When we first tried this technique, the performance was poor. This was due to the complexity of the BVH (Bounding Volume Hierarchy) in the acceleration structure and the large number of different materials in the models. So, to improve performance, we had to minimise this overhead and reduce this data to simplify the BVH and hit shader. We did this by enhancing 3 areas as much as possible, as outlined below.
The first was achieving high-quality reflections on every detail. This requires comprehensive materials that match the look, detail, and quality of the main render.
The second was ensuring that the shadows were detailed. To get a perfect shadow cast from every detail, the BVH must contain all polygon information. A single vehicle configuration typically ranges from 5 million to 20 million polygons.
The third was making sure that all configurations and animations were dynamic. This meant we had to enable mesh and material switching as well as allowing individual parts of the digital twin model to animate.
To achieve this, we created a proxy model to reduce the number of draw calls and materials. The essential material information is stored within a block of look-up data that can be persistent on the GPU. The hit shader uses indices to quickly find the parameters required for each triangle in these models, which removes the need for meshes to be split per material. It is important to find the right balance between features and performance: the reduction of draw calls limits the dynamic configurations, and the detail required in the mesh for the shadows and reflections limits any polygon reduction.
Instead of having a greater per-frame performance hit, the generation of the proxy was made to be as optimal as possible. This way, we could have the highest quality mesh and material data for every detail on the vehicle while maintaining the ability to be dynamic. The updated proxy and acceleration structure can be generated in parallel as a new configuration, or a vehicle's data gets loaded into the experience.
Number of Rays
A commonly used technique in gaming is to render fewer rays and use data from previous frames. This data is then improved using AI-based denoisers. The results of this are very good, but the temporal nature of this technique results in ghosting artefacts and noise when the camera is quickly switching, causing the previous frame's data to be discarded
However, this method will not work for us. Due to the nature of our projects, our clients expect perfection, and the end users (their customers) won't understand - or care about - the reasons behind any graphical artifacts or errors. As a result, we do not have the luxury of using the same methods that are common in gaming, as we must minimise these imperfections.
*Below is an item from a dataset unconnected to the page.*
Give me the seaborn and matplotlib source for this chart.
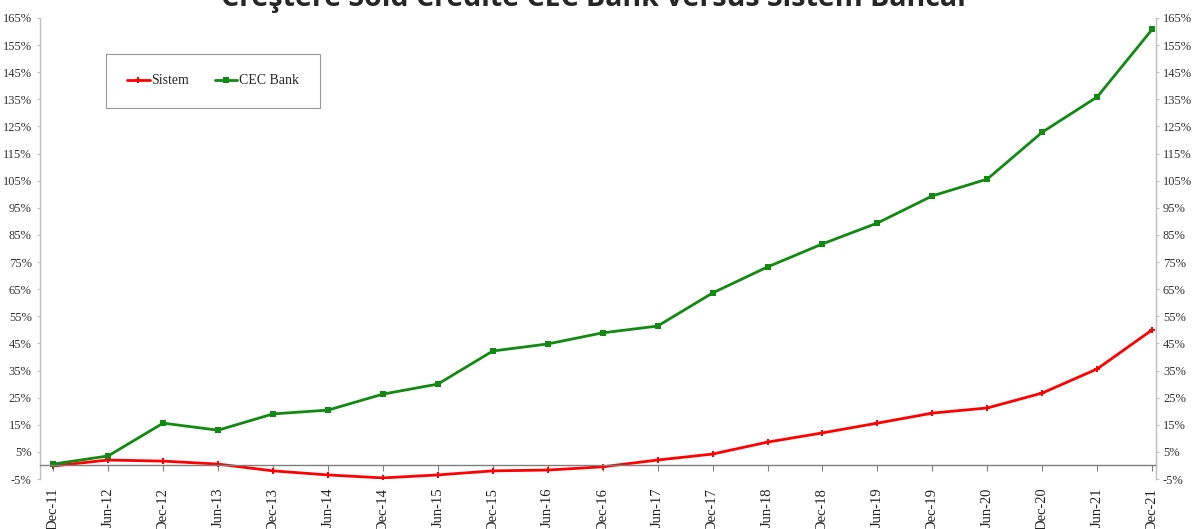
import pandas as pd
import matplotlib
matplotlib.use("Agg")
import matplotlib.pyplot as plt
import seaborn as sns
from matplotlib.ticker import FuncFormatter

# Data (% growth vs Dec-11)
periods = ["Dec-11", "Jun-12", "Dec-12", "Jun-13", "Dec-13", "Jun-14", "Dec-14",
           "Jun-15", "Dec-15", "Jun-16", "Dec-16", "Jun-17", "Dec-17", "Jun-18",
           "Dec-18", "Jun-19", "Dec-19", "Jun-20", "Dec-20", "Jun-21", "Dec-21"]
sistem = [-0.2, 2.0, 1.6, 0.5, -2.0, -3.5, -4.6, -3.5, -2.0, -1.7, -0.5, 2.0,
          4.2, 8.6, 12.0, 15.6, 19.3, 21.2, 26.7, 35.6, 50.0]
cec_bank = [0.5, 3.5, 15.6, 13.0, 19.0, 20.4, 26.3, 30.0, 42.2, 44.8, 48.9, 51.4,
            63.6, 73.2, 81.7, 89.4, 99.4, 105.6, 122.9, 135.9, 160.8]

df = pd.DataFrame({"idx": range(len(periods)), "Sistem": sistem, "CEC Bank": cec_bank})

sns.set_style("white")
plt.rcParams['font.family'] = ['Liberation Serif', 'DejaVu Serif']

fig = plt.figure(figsize=(11.92, 5.29), dpi=100)
ax = fig.add_axes([40/1192, 1 - 479/529, (1156-40)/1192, (479-18)/529])

sns.lineplot(data=df, x="idx", y="Sistem", ax=ax, color="#ff0000", linewidth=2,
             marker="P", markersize=5, markeredgewidth=0, label="Sistem")
sns.lineplot(data=df, x="idx", y="CEC Bank", ax=ax, color="#108a10", linewidth=2,
             marker="s", markersize=5, markeredgewidth=0, label="CEC Bank")

ax.spines['top'].set_visible(False)
ax.spines['bottom'].set_position(('data', 0))
ax.spines['bottom'].set_color("#7f7f7f")
ax.spines['bottom'].set_linewidth(1)
for s in ['left', 'right']:
    ax.spines[s].set_color("#bfbfbf")
    ax.spines[s].set_linewidth(1)

ax.set_xlim(-0.24, len(periods) - 1 + 0.07)
ax.set_ylim(-5, 165)
ax.set_yticks(range(-5, 166, 10))
pct = FuncFormatter(lambda v, p: f"{v:.0f}%")
ax.yaxis.set_major_formatter(pct)
ax.set_xlabel("")
ax.set_ylabel("")

ax.set_xticks(range(len(periods)))
ax.set_xticklabels(periods)
ax.tick_params(axis='x', direction='out', length=4, width=0.8, color="#7f7f7f",
               pad=12, labelcolor="#222222", bottom=True, labelrotation=90,
               labelsize=10.5)
ax.tick_params(axis='y', direction='out', length=2.5, width=0.8, color="#bfbfbf",
               labelsize=9, labelcolor="#333333", left=True)

ax2 = ax.twinx()
ax2.set_ylim(-5, 165)
ax2.set_yticks(range(-5, 166, 10))
ax2.yaxis.set_major_formatter(pct)
for s in ['top', 'bottom', 'left']:
    ax2.spines[s].set_visible(False)
ax2.spines['right'].set_color("#bfbfbf")
ax2.tick_params(axis='y', direction='out', length=2.5, width=0.8, color="#bfbfbf",
                labelsize=9, labelcolor="#333333", right=True, pad=2.5)

ax.get_legend().remove()
handles, labels = ax.get_legend_handles_labels()
leg = fig.legend(handles, labels, loc='center', bbox_to_anchor=(213/1192, 1 - 81/529),
                 ncol=2, frameon=True, fancybox=False, fontsize=10, borderpad=1.5,
                 handlelength=1.6, handletextpad=0.1, columnspacing=1.9,
                 borderaxespad=0)
leg.get_frame().set_edgecolor("#7f7f7f")
leg.get_frame().set_linewidth(0.8)

fig.text(596/1192, 1 - 6/529, "Creştere Sold Credite CEC Bank versus Sistem Bancar",
         ha='center', va='baseline', fontsize=20.5, fontweight='bold',
         family=['Open Sans', 'DejaVu Sans'])

fig.savefig("out.png", dpi=100)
To balance the ray count to be optimal for real-time visualisations in our solutions, we experimented with reduced-resolution ray-traced passes. However, this actually introduced many more aliasing artefacts, because detailed edges hit incorrect pixels and caused gaps to appear.
To avoid this, we developed a variable rate shading (VRS) solution. With VRS, the ray-traced and rasterised geometry edges are highlighted with a pre-pass. Using this data, rays are then cast for every pixel on the edges, and pixels further away are rendered in much larger blocks of data, up to a 4x4 pixel block.
Results
The ability to render ray-traced content at 4K in real time while maintaining 60FPS makes a big improvement to the fine details that enhance the realism of our digital twin models. The major improvements from previous ray-tracing developments are clearly visible in this latest integration. To start with, the ray tracing now has infinite detail, unlike the voxels, which enables every part of the car to reflect and cast shadows perfectly. In addition, the hardware acceleration available on Nvidia RTX GPUs has advanced the quality of the effects by enabling the casting of many thousands of extra rays, which adds further flexibility to the effects and improves the overall results. The ability to share resources between rasterisation and ray tracing has removed the large BVH overhead we see in the compute ray tracer and enabled the visualisation of much more dynamic content, such as complex configurations and animations.
The integration of DXR real-time ray tracing into the ZeroLight product library has enabled the advancement of graphical quality across a range of services, which we are beginning to roll out to multiple clients worldwide.